Per dirla con un’immagine: il processo di osmosi simbolizza bene questo tipo di pensiero soggettivante dove le molecole “buone”, quelle che passano il vaglio della ragione, vengono assimilate dalla membrana, mentre le molecole “cattive” vengono scartate. 

Il pensiero critico non gode di grande popolarità, perché è faticoso, spesso invita alla sospensione del giudizio e soprattutto si struttura fisiologicamente come sobria ponderazione dei fatti (il pensiero adesivo tende invece a emozionalizzare il dibattito). Questo significa che di tanto in tanto la ragione non riuscirà a inquadrare immediatamente un fenomeno e conseguentemente la persona dovrà tollerare l’incomprensione rimandando il giudizio a tempi più propizi (o evitando proprio di giudicare, anche perché non bisogna formarsi a tutti i costi un’opinione su tutto, con buona pace dei tuttologi). 


Se è pur vero che la rivoluzione sociale procede anzitutto dalle rivoluzioni nelle coscienze dei singoli (the great awakening come l’hanno chiamata alcuni) è altrettanto vero che la forma più nobile di pensiero critico si esplica nel dialogo. 

Il confronto permette in sommo grado di integrare prospettive diverse in un’ottica di crescita nel contempo interiore e comunitaria.

Dall’informazione monoprospettica si passa alla conoscenza multiprospettica. Dalla monocausalità alla multifattorialità. Dalle connessioni unilaterali alla visione ramificata dell’insieme. 

Il dialogo spezza l’autarchia solipsistica di un pensare animato dalla brama di sedurre, di relegare il lettore o l’ascoltatore nel giogo del conformismo, perché inaugura un orizzonte relazionale che avvicina le persone (non le atomizza) e che le arricchisce (non ne amplifica il senso di insufficienza). 

Da questo punto di vista l’esplosione in popolarità del formato podcast segna un’opportunità grandiosa in quanto corrispettivo digitale (ma non sostituto) del dialogo faccia a faccia.

Radio Gamma 5, Radio Liberland, Joe Rogan Experience, Lex Fridman Podcast, Unlimited Hangout (con Whitney Webb), The Grayzone (a cura di Max Blumenthal e Aaron Maté), DarkHorse Podcast (di Bret Weinstein e Heather Heying), sono solo alcune delle mille piattaforme dove si pratica il pensiero critico nella sua inverazione più propria, quella del pensiero dialogico. 

E lo stesso discorso può essere applicato mutatis mutandis ai blog e ad altre piattaforme (on– o offline) di scambio intellettuale. I podcaster con tutta probabilità non hanno un’agenda ma sono genuinamente interessati all’analisi della complessità. Ed è questo che li rende popolari. Nessuno sente il peso del condizionamento quando ascolta un dibattito libero. 

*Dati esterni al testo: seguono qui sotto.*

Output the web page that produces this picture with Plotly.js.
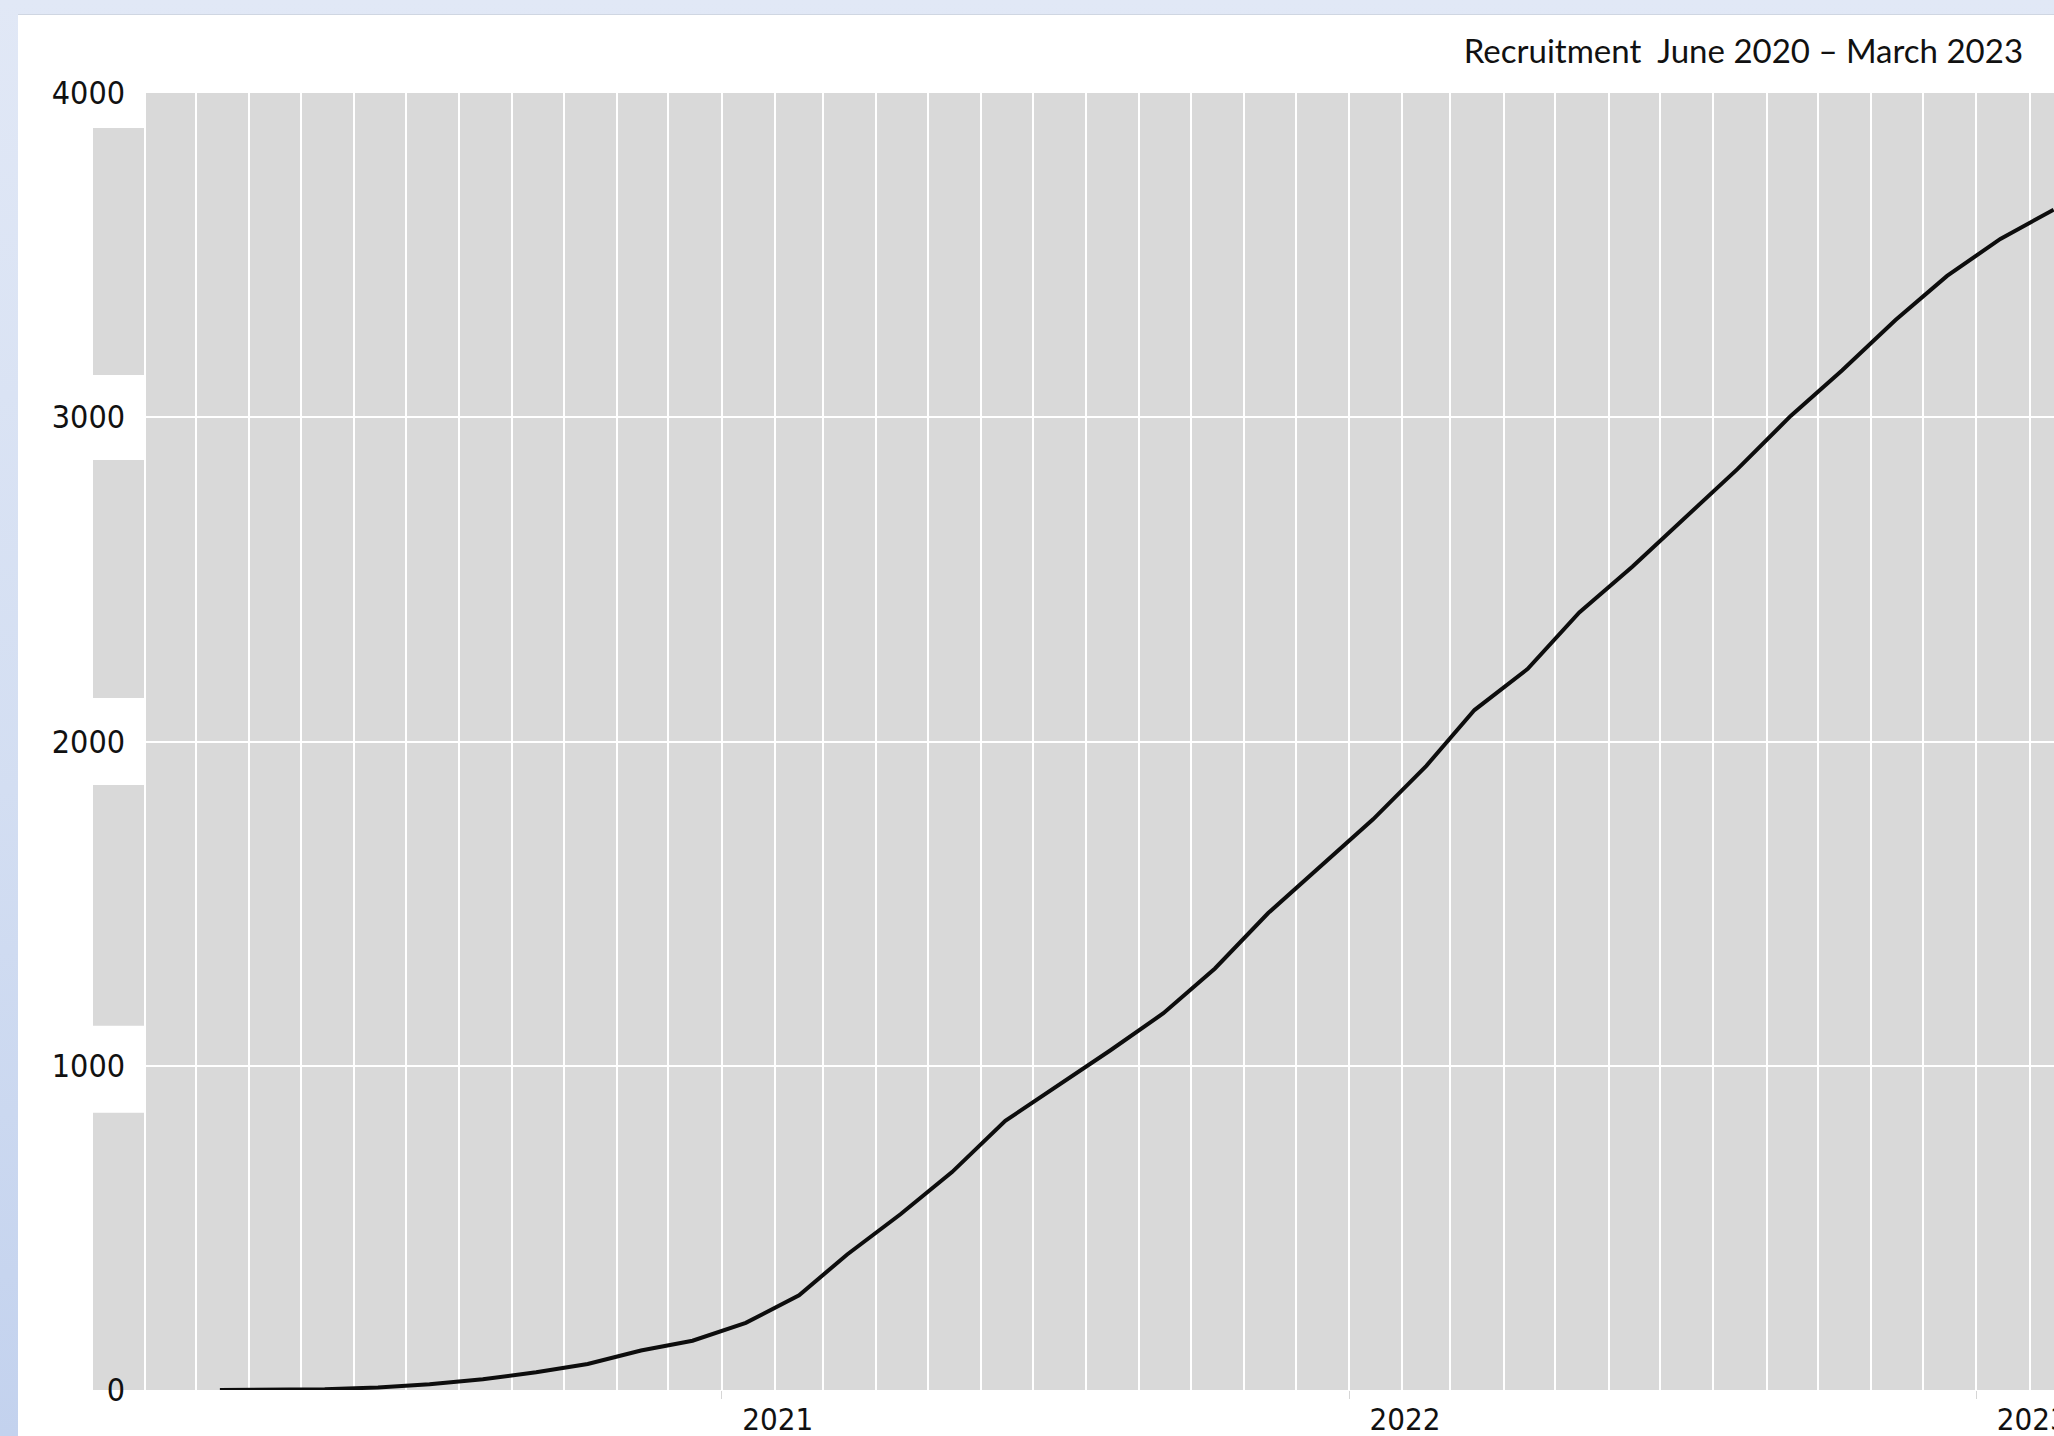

In effetti, i coristi del pensiero adesivo invitano a un agire, a un volere e a un sentire omologati attraverso la suggestione.

È il capitalismo dell’attenzione che ci vorrebbe sempre ricurvi sugli schermi a consumare contenuti preconfezionati, ovvero pensieri già pensati da ricalcare e emozioni prodotte artificialmente da cui farsi contagiare.

Così vengono alimentate gravi angosce di non-corrispondenza (o di senso di insufficienza) in coloro i quali in se stessi percepiscono una deviazione dalla narrativa dominante, angosce da cui è bene difendersi, perché non bisogna a tutti i costi avere gli stessi interessi o pensarla allo stesso modo.

La diversità è una ricchezza ma senza tolleranza produce solo antagonismo.

Anche il pluralismo di valori ha un senso solo se viene promosso contemporaneamente il rispetto per i valori altrui, altrimenti si ha un guazzabuglio, non una coesistenza felice. 

L’antidoto all’omologazione è, ancora una volta, il pensiero critico. La tavola rotonda. Il pensare insieme. Nel rispetto delle posizioni altrui. Partendo sempre dal presupposto che il mio prossimo potrebbe essere meglio informato e forse anche più saggio.